On Writing: A Memoir of the Craft by Stephen King sort of jump-started my new initiative to read more when he reminded me in the very first pages the only way to get better at what you want to do is to continue to submerge yourself in it. King is an intense, insanely smart mind that will forever be in my heart because he was one of my late step-dad’s favorite writers. So King published a book on writing. So I was living under a rock. So I made it my June book to tackle, which I did, on my way back from EDC in Vegas.

One of my favorite things to do, still, is mark up my books, underline things, write in the margins … My inner professor comes out. Here’s what I highlighted from On Writing:

• “Life isn’t a support-system for art. It’s the other way around.” First of all, I’m super happy King doesn’t favor semi-colons. And second of all, true dat.

• “Let me say it again: you must not come lightly to the blank page.” I think one of the hardest things for me to do is focus. I’ve come up with a lot of little actions to trick myself into focusing or rewarding my efforts, but this is good advice.

• This next nugget not only taps into my focus weakness, but my laziness too: “It’s best to have your tools with you.
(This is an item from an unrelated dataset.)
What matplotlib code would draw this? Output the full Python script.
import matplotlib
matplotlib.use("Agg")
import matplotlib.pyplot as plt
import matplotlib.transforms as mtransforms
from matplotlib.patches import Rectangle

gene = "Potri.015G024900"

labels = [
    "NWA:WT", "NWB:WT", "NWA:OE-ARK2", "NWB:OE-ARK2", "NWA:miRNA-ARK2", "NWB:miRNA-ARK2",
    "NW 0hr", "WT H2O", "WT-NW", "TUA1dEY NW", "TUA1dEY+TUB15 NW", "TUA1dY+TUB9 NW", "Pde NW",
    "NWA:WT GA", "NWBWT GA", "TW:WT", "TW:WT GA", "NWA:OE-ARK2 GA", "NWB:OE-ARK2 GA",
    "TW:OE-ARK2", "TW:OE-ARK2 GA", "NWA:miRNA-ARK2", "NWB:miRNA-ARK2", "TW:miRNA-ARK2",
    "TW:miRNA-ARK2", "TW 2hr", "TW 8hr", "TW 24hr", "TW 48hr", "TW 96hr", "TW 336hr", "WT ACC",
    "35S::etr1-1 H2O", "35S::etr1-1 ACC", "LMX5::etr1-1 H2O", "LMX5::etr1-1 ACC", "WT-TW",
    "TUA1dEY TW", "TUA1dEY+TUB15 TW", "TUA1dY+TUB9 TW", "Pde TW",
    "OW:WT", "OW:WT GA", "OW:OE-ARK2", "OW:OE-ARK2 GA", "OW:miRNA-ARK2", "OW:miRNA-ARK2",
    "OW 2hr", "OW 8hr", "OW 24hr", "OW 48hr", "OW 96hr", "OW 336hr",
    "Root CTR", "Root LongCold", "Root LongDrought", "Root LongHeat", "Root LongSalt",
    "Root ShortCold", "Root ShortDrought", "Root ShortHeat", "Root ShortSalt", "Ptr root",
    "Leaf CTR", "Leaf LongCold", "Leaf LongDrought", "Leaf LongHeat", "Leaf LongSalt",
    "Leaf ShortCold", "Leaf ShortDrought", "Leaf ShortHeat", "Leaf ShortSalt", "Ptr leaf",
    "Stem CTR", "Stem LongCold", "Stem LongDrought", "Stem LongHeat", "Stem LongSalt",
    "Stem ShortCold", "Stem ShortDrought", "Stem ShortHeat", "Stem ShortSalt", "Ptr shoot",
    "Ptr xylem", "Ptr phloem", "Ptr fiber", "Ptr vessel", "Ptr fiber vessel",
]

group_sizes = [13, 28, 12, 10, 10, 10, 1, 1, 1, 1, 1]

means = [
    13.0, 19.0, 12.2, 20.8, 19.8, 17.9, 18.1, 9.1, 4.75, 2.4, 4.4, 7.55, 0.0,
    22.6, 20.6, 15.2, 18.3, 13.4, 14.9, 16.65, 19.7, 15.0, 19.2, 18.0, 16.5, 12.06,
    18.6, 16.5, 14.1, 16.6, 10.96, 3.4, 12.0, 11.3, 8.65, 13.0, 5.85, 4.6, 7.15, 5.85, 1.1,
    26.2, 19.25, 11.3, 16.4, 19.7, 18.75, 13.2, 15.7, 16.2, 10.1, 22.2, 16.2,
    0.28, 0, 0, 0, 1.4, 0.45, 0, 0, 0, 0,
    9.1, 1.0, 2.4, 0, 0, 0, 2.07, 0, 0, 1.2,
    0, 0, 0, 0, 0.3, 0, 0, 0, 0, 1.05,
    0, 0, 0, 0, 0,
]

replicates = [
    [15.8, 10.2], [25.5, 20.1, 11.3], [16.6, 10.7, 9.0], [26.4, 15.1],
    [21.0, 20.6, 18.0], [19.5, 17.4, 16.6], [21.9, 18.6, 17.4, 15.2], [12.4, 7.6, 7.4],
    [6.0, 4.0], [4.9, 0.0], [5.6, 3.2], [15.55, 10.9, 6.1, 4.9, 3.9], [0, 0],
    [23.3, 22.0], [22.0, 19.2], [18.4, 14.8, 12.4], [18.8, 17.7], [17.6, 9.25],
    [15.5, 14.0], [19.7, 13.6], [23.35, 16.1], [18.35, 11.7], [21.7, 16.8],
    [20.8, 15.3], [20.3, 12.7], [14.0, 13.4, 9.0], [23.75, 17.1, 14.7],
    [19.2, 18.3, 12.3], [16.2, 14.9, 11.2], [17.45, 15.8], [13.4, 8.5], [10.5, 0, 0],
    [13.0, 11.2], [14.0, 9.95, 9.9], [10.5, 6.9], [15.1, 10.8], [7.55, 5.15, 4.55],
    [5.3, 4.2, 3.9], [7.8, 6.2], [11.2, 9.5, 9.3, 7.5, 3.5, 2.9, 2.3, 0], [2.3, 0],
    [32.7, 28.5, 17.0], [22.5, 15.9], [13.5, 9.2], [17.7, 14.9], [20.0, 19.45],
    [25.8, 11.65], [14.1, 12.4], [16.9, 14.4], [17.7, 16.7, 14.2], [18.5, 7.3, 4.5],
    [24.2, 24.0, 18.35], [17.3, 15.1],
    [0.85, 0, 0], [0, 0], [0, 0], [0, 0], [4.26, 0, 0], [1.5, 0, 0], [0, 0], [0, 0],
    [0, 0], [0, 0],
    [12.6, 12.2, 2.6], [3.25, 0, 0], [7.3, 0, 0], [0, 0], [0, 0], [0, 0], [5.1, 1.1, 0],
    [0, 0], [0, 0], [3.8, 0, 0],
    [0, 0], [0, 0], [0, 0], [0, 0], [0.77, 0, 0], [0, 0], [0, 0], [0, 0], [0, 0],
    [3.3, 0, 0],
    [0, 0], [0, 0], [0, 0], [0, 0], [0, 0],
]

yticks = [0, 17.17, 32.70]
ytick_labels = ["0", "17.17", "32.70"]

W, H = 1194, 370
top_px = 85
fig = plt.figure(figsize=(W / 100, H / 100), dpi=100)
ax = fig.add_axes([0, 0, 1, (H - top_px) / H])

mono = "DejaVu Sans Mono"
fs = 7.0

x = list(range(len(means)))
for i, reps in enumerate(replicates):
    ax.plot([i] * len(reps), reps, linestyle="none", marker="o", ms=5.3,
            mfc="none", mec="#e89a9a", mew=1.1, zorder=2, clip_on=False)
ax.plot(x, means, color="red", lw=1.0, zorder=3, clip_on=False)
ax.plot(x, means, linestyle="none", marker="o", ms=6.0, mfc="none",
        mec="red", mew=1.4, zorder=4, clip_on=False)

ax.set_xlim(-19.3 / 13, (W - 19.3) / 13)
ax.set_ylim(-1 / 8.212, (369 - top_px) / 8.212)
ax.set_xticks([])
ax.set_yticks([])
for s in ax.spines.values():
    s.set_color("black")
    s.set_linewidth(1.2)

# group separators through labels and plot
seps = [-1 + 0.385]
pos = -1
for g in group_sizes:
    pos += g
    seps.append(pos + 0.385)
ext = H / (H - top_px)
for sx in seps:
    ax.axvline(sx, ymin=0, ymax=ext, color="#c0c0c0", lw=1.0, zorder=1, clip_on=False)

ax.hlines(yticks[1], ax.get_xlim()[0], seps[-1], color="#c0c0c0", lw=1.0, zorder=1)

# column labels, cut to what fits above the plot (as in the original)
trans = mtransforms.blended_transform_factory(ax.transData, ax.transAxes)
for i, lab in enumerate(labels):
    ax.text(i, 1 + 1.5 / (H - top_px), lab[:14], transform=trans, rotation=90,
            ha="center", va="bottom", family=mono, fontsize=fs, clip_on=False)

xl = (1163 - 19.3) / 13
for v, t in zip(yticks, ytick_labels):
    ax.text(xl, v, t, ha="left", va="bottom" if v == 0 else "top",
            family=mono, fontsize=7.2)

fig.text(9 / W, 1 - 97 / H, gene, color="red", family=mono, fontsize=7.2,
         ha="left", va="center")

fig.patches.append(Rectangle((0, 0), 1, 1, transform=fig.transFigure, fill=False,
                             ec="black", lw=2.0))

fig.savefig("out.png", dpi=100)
If you don’t, you’re apt to find something you didn’t expect and get discouraged.” It’s a pretty basic concept to come prepared, but for some reason I need to constantly remind myself of this.

• “Simple sentences provide a path you can follow when you fear getting lost in the tangles of rhetoric.” I want to take a moment right now and tell you about one of my biggest pet peeves. It goes along the same lines as semi-colons. I can’t stand fluffy, super hyped-up vocabulary, extra bits of words that only fulfill word count requirements and massive sentences. I don’t speak like this, so why should I write like this? “Writing is seduction,” King says. “Good talk is part of seduction.” And to drive it home, he says, “If not so, why do so many couples who start the evening at dinner wind up in bed?” Good question.

I am certainly turned off by overtly pretentiousness, and in turn, I always steer clear in my writing. Transparency, people!

• “If you intend to write as truthfully as you can, your days as a member of polite society are numbered, anyway.” That’s a hard one if you want to play it safe in the world. King agrees: “some people don’t want to hear the truth, of course, but that’s not your problem.” Oh OK, thanks Steve … I’ll blame my new attitude on you when I piss everyone off at the office.

• Being a writer is not an enigma. “Do you need someone to make you a paper badge with the word WRITER on it before you can believe you are one?” No. So shut up.

• And the last little bit I latched onto is how you should feel when you complete something … Writer or not: “I feel that buzz of happiness, that sense of having found the right words and put them in a line.”